Bab : Tout se rapporte à l’enfance, regarde je suis habillé comme quand j’avais 16 ans (il porte un jersey bleu, type baseball, et elle une jupe en jean), donc c'est vraiment une espèce de guilty pleasure.
Ça, c’est pour les yeux. Pour les oreilles, attendez-vous à retrouver avec nostalgie le son des synthés et des boîtes à rythmes de la compil Megamix de votre autoradio, nappé des lignes de chant arabe de Célinatique. Pas de doute, c’est bien les Suds. Le duo pioche ses sonorités dans le raï des Chebs, mais aussi l’évocation vocale des grandes divas de la musique arabe que sont Sabah, Oum Kalthoum, ou Fairouz. En voilà une belle rencontre.

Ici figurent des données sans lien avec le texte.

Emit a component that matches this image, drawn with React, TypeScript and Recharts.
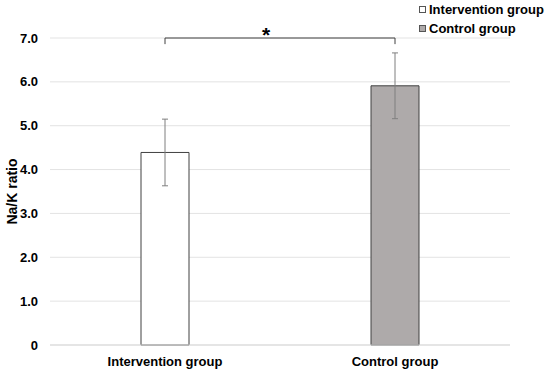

Célinatique : On s’est rencontrés à Paris, lui habite à Villejuif, et moi à Aubervilliers. Je fréquente beaucoup les artistes qui m'inspirent et les lieux où il y a de la musique “électro orientale” (comme on l’appelle). On s’est rencontrés au concert de Wael Alkak, c’est un musicien que j’adore et dont je ne ratais aucun concert.
Bab : J'ai appris que Céline chantait. Je faisais de la prod dans mon studio et à un moment j’ai eu besoin d’une chanteuse, et la magie du studio s’en est suivie. Aujourd'hui on a de la chance, on a monté un groupe dans lequel on s'épanouit vachement, on puise dans nos influences d’enfance respectives, et moi je m’amuse à fond dans ce projet.
Célinatique : Notre musique, c’est un mix de nos deux univers. Lui fait la base avec ses influences, et moi je viens rajouter ma couche de pop libanaise.
Bab : C’est vrai que la musique électronique est une musique qui se prête vraiment à mélanger tous les genres les uns avec les autres, on l’a vu au cours de son histoire. Dans notre cas, ce sont des chansons libanaises aux mélodies qui vont piocher dans le raï algérien. Déjà dans les années 90, il y avait des remix et des musiques qui m’ont beaucoup influencé. Donc ça c’est fait assez naturellement. C’est le reflet de mon parcours musical. Le jour où on a eu envie de faire de la musique, on s’est assis tous les deux et on s’est dit…
Célinatique : “On se fait plaisir !”.
Bab : Oui voilà, et on se fait kiffer.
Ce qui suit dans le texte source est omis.